You could use an averaging algorithm where the old values decay linearly. If S_n is the speed at time n and A_{n-1} is the average at time n-1, then define your average speed as follows.
A_1 = S_1
A_2 = (S_1 + S_2)/2
A_n = S_n/(n-1) + A_{n-1}(1-1/(n-1))
In English, this means that the longer in the past a measurement occurred, the less it matters because its importance has decayed.
Compare this to the normal averaging algorithm: A_n = S_n/n + A_{n-1}(1-1/n)

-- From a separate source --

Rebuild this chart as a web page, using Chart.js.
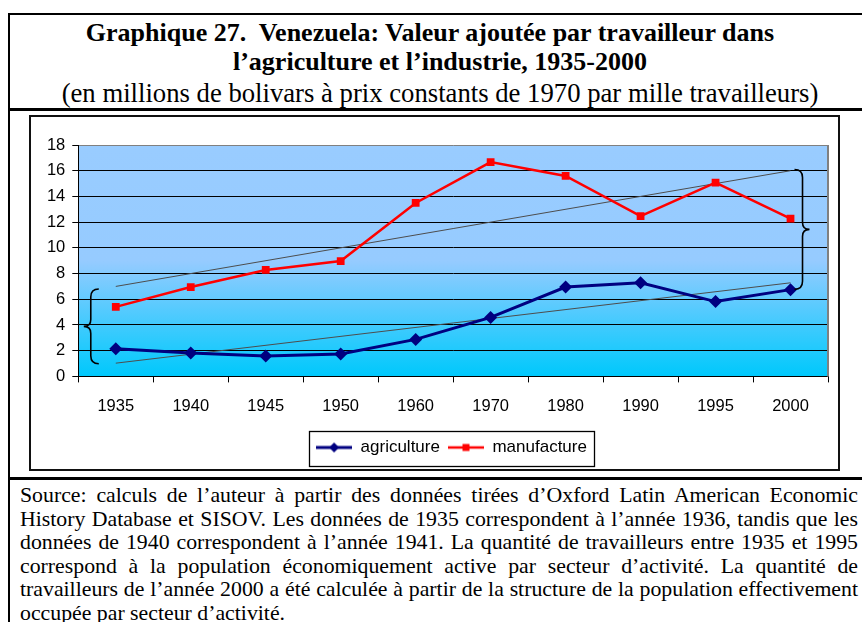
<!DOCTYPE html>
<html>
<head>
<meta charset="utf-8">
<script src="https://cdn.jsdelivr.net/npm/chart.js@4.4.0/dist/chart.umd.min.js"></script>
<style>
    body { margin: 0; width: 862px; height: 622px; overflow: hidden; background: #fff; position: relative;
           font-family: "Liberation Serif", "Times New Roman", serif; color: #000; }
    .rule { position: absolute; background: #000; }
    .title { position: absolute; left: 9px; width: 862px; text-align: center; font-size: 26px;
             line-height: 30px; white-space: nowrap; box-sizing: border-box; }
    #frame { position: absolute; left: 29px; top: 115px; width: 811px; height: 356px;
             border: 2px solid #111; box-sizing: border-box; }
    #graphic { position: absolute; left: 31px; top: 117px; }
    #source { position: absolute; left: 20px; top: 484px; width: 838px; font-size: 21.8px; line-height: 23.6px; }
    #source div { text-align: justify; text-align-last: justify; white-space: nowrap; }
    #source div.last { text-align-last: left; }
</style>
</head>
<body>
<div class="rule" style="left:8px;top:13px;width:2px;height:609px"></div>
<div class="rule" style="left:8px;top:13px;width:854px;height:2px"></div>
<div class="rule" style="left:8px;top:108px;width:854px;height:2.5px"></div>
<div class="rule" style="left:8px;top:477px;width:854px;height:2.5px"></div>

<div class="title" style="top:18px;font-weight:bold;padding-right:20px">Graphique 27.&nbsp; Venezuela: Valeur ajoutée par travailleur dans</div>
<div class="title" style="top:47px;font-weight:bold">l’agriculture et l’industrie, 1935-2000</div>
<div class="title" style="top:78px;font-size:26.7px">(en millions de bolivars à prix constants de 1970 par mille travailleurs)</div>

<div id="frame"></div>
<canvas id="graphic" width="807" height="352"></canvas>

<div id="source">
<div>Source: calculs de l’auteur à partir des données tirées d’Oxford Latin American Economic</div>
<div>History Database et SISOV. Les données de 1935 correspondent à l’année 1936, tandis que les</div>
<div>données de 1940 correspondent à l’année 1941. La quantité de travailleurs entre 1935 et 1995</div>
<div>correspond à la population économiquement active par secteur d’activité. La quantité de</div>
<div>travailleurs de l’année 2000 a été calculée à partir de la structure de la population effectivement</div>
<div class="last">occupée par secteur d’activité.</div>
</div>

<script>
const years = ['1935', '1940', '1945', '1950', '1960', '1970', '1980', '1990', '1995', '2000'];
const agriculture = [2.15, 1.82, 1.59, 1.75, 2.88, 4.59, 6.95, 7.28, 5.82, 6.75];
const manufacture = [5.41, 6.95, 8.28, 8.97, 13.49, 16.67, 15.59, 12.46, 15.08, 12.28];
// trend lines (only the two ends)
const trendAgriculture = [1.03, null, null, null, null, null, null, null, null, 7.28];
const trendManufacture = [7.0, null, null, null, null, null, null, null, null, 16.0];
// curly braces: [low, high] on the y scale
const braceLeft = [0.98, 6.8];
const braceRight = [6.77, 16.1];
const yMin = 0, yMax = 18, yStep = 2;

Chart.defaults.font.family = '"Liberation Sans", Arial, sans-serif';
Chart.defaults.color = '#000';

// small line + marker icons for the legend
function legendIcon(color, style, r, lw) {
    const c = document.createElement('canvas');
    c.width = 36; c.height = 14;
    const g = c.getContext('2d');
    g.strokeStyle = color; g.lineWidth = lw;
    g.beginPath(); g.moveTo(0, 7); g.lineTo(36, 7); g.stroke();
    g.fillStyle = color; g.beginPath();
    if (style === 'diamond') {
        g.moveTo(18, 7 - r); g.lineTo(18 + r, 7); g.lineTo(18, 7 + r); g.lineTo(18 - r, 7);
    } else {
        g.rect(18 - r, 7 - r, 2 * r, 2 * r);
    }
    g.fill();
    return c;
}
const icons = [legendIcon('#000080', 'diamond', 5, 3), legendIcon('#ff0000', 'square', 3.5, 2.5)];

const plotBackground = {
    id: 'plotBackground',
    beforeDraw(chart) {
        const { ctx, chartArea: a } = chart;
        const g = ctx.createLinearGradient(0, a.top, 0, a.bottom);
        g.addColorStop(0, '#99ccff');
        g.addColorStop(0.5, '#96cbff');
        g.addColorStop(0.88, '#22cafd');
        g.addColorStop(1, '#00c8fc');
        ctx.save();
        ctx.fillStyle = g;
        ctx.fillRect(a.left, a.top, a.right - a.left, a.bottom - a.top);
        ctx.restore();
    },
    beforeDatasetsDraw(chart) {
        const { ctx, chartArea: a } = chart;
        ctx.save();
        ctx.strokeStyle = '#808080';
        ctx.lineWidth = 2;
        ctx.beginPath();
        ctx.moveTo(a.right, a.top);
        ctx.lineTo(a.right, a.bottom);
        ctx.stroke();
        ctx.restore();
    }
};

function drawBrace(ctx, x, y1, y2, s) {
    // s = -1: '{' (tip to the left), s = 1: '}' (tip to the right)
    const ym = (y1 + y2) / 2;
    ctx.beginPath();
    ctx.moveTo(x - s * 8, y1);
    ctx.quadraticCurveTo(x, y1, x, y1 + 8);
    ctx.lineTo(x, ym - 7);
    ctx.quadraticCurveTo(x, ym, x + s * 7, ym);
    ctx.quadraticCurveTo(x, ym, x, ym + 7);
    ctx.lineTo(x, y2 - 8);
    ctx.quadraticCurveTo(x, y2, x - s * 8, y2);
    ctx.stroke();
}

const braces = {
    id: 'braces',
    afterDatasetsDraw(chart) {
        const { ctx, scales: { x, y } } = chart;
        ctx.save();
        ctx.strokeStyle = '#000';
        ctx.lineWidth = 1.6;
        drawBrace(ctx, x.getPixelForValue(0) - 25, y.getPixelForValue(braceLeft[1]), y.getPixelForValue(braceLeft[0]), -1);
        drawBrace(ctx, x.getPixelForValue(years.length - 1) + 12, y.getPixelForValue(braceRight[1]), y.getPixelForValue(braceRight[0]), 1);
        ctx.restore();
    }
};

// the legend sits a little right of the centre in the original
const legendBox = {
    id: 'legendBox',
    afterLayout(chart) {
        chart.legend.left += 22;
        chart.legend.right += 22;
    },
    afterDraw(chart) {
        const hb = chart.legend.legendHitBoxes;
        if (!hb || !hb.length) return;
        const l = Math.min(...hb.map(b => b.left)) - 7;
        const r = Math.max(...hb.map(b => b.left + b.width)) + 7;
        const ctx = chart.ctx;
        ctx.save();
        ctx.strokeStyle = '#000';
        ctx.lineWidth = 1.3;
        ctx.strokeRect(Math.round(l) + 0.5, Math.round(chart.legend.top) + 0.5, Math.round(r - l), Math.round(chart.legend.bottom - chart.legend.top));
        ctx.restore();
    }
};

new Chart(document.querySelector('#graphic'), {
    type: 'line',
    data: {
        labels: years,
        datasets: [{
            label: 'agriculture',
            data: agriculture,
            borderColor: '#000080',
            backgroundColor: '#000080',
            borderWidth: 3,
            pointStyle: 'rectRot',
            pointRadius: 6.5,
            pointBorderWidth: 0,
        }, {
            label: 'manufacture',
            data: manufacture,
            borderColor: '#ff0000',
            backgroundColor: '#ff0000',
            borderWidth: 2.5,
            pointStyle: 'rect',
            pointRadius: 5.5,
            pointBorderWidth: 0,
        }, {
            label: 'trend agriculture',
            data: trendAgriculture,
            borderColor: '#4d4d4d',
            borderWidth: 1,
            pointRadius: 0,
            spanGaps: true,
        }, {
            label: 'trend manufacture',
            data: trendManufacture,
            borderColor: '#4d4d4d',
            borderWidth: 1,
            pointRadius: 0,
            spanGaps: true,
        }],
    },
    options: {
        responsive: false,
        animation: false,
        layout: { padding: { top: 28, right: 10, left: 0, bottom: 3 } },
        scales: {
            x: {
                offset: true,
                grid: { offset: true, drawOnChartArea: false, tickLength: 6, color: '#000' },
                border: { color: '#000', width: 1 },
                ticks: { font: { size: 16.5 }, padding: 14, maxRotation: 0, autoSkip: false },
                afterFit(scale) { scale.height = 54.6; }
            },
            y: {
                min: yMin,
                max: yMax,
                grid: {
                    color: ctx => ctx.tick && ctx.tick.value === yMax ? '#808080' : '#000',
                    tickColor: '#000',
                    tickLength: 6,
                },
                border: { color: '#000', width: 1 },
                ticks: { stepSize: yStep, font: { size: 16.5 }, padding: 7 },
                afterFit(scale) { scale.width = 47.3; }
            }
        },
        plugins: {
            legend: {
                position: 'bottom',
                labels: {
                    usePointStyle: true,
                    pointStyleWidth: 36,
                    padding: 8,
                    font: { size: 17 },
                    color: '#000',
                    generateLabels(chart) {
                        const items = Chart.defaults.plugins.legend.labels.generateLabels(chart);
                        items.forEach(it => { it.pointStyle = icons[it.datasetIndex]; });
                        return items.filter(it => it.datasetIndex < 2);
                    }
                }
            },
            tooltip: { enabled: false }
        }
    },
    plugins: [plotBackground, braces, legendBox]
});
</script>
</body>
</html>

You could also have it geometrically decay, which would weight the most recent speeds very heavily: A_n = S_n/2 + A_{n-1}/2
If the speeds are 4,3,5,6 then
A_4 = 4.5 (simple average)
A_4 = 4.75 (linear decay)
A_4 = 5.125 (geometric decay)
Beware that $n+1
(not $n
) is the number of current data points due to PHP's arrays being zero-indexed. To match the above example set n == $n+1
or n-1 == $n
<?php
$s = [4,3,5,6];
// average
$a = [];
for ($n = 0; $n < count($s); ++$n)
{
if ($n == 0)
$a[$n] = $s[$n];
else
{
// $n+1 = number of data points so far
$weight = 1/($n+1);
$a[$n] = $s[$n] * $weight + $a[$n-1] * (1 - $weight);
}
}
var_dump($a);
// linear decay
$a = [];
for ($n = 0; $n < count($s); ++$n)
{
if ($n == 0)
$a[$n] = $s[$n];
elseif ($n == 1)
$a[$n] = ($s[$n] + $s[$n-1]) / 2;
else
{
// $n = number of data points so far - 1
$weight = 1/($n);
$a[$n] = $s[$n] * $weight + $a[$n-1] * (1 - $weight);
}
}
var_dump($a);
// geometric decay
$a = [];
for ($n = 0; $n < count($s); ++$n)
{
if ($n == 0)
$a[$n] = $s[$n];
else
{
$weight = 1/2;
$a[$n] = $s[$n] * $weight + $a[$n-1] * (1 - $weight);
}
}
var_dump($a);
Output
array (size=4)
0 => int 4
1 => float 3.5
2 => float 4
3 => float 4.5
array (size=4)
0 => int 4
1 => float 3.5
2 => float 4.25
3 => float 4.8333333333333
array (size=4)
0 => int 4
1 => float 3.5
2 => float 4.25
3 => float 5.125
EDIT: Here's what I finally suggest, I tried it and it provides quite satisfying results:
I have a zero initialized array for each download speed between 0 - 500 kB/s (could be higher if you expect such speeds) in 1 kB/s steps. I sample the download speed momentarily (every second is a good interval), and increment the coresponding array item by one. Now I know how many seconds I have spent downloading the file at each speed. The sum of all these values is the elapsed time (in seconds). The sum of these values multiplied by the corresponding speed is the size downloaded so far. If I take the ratio between each value in the array and the elapsed time, assuming the speed variation pattern stabalizes, I can form a formula to predict the time each size will take. This size in this case, is the size remaining. That's what I do: I take the sum of each array item value multiplied by the corresponding speed (the index) and divided by the elapsed time. Then I divide the size left by this value, and that's the time left.
Takes a few seconds to stabalize, and then works preety damn well.
Note that this is a "complicated" average, so the method of discarding older values (moving average) might improve it even further.
What you could do also is keep track of your average speed and show a calculation of that as well.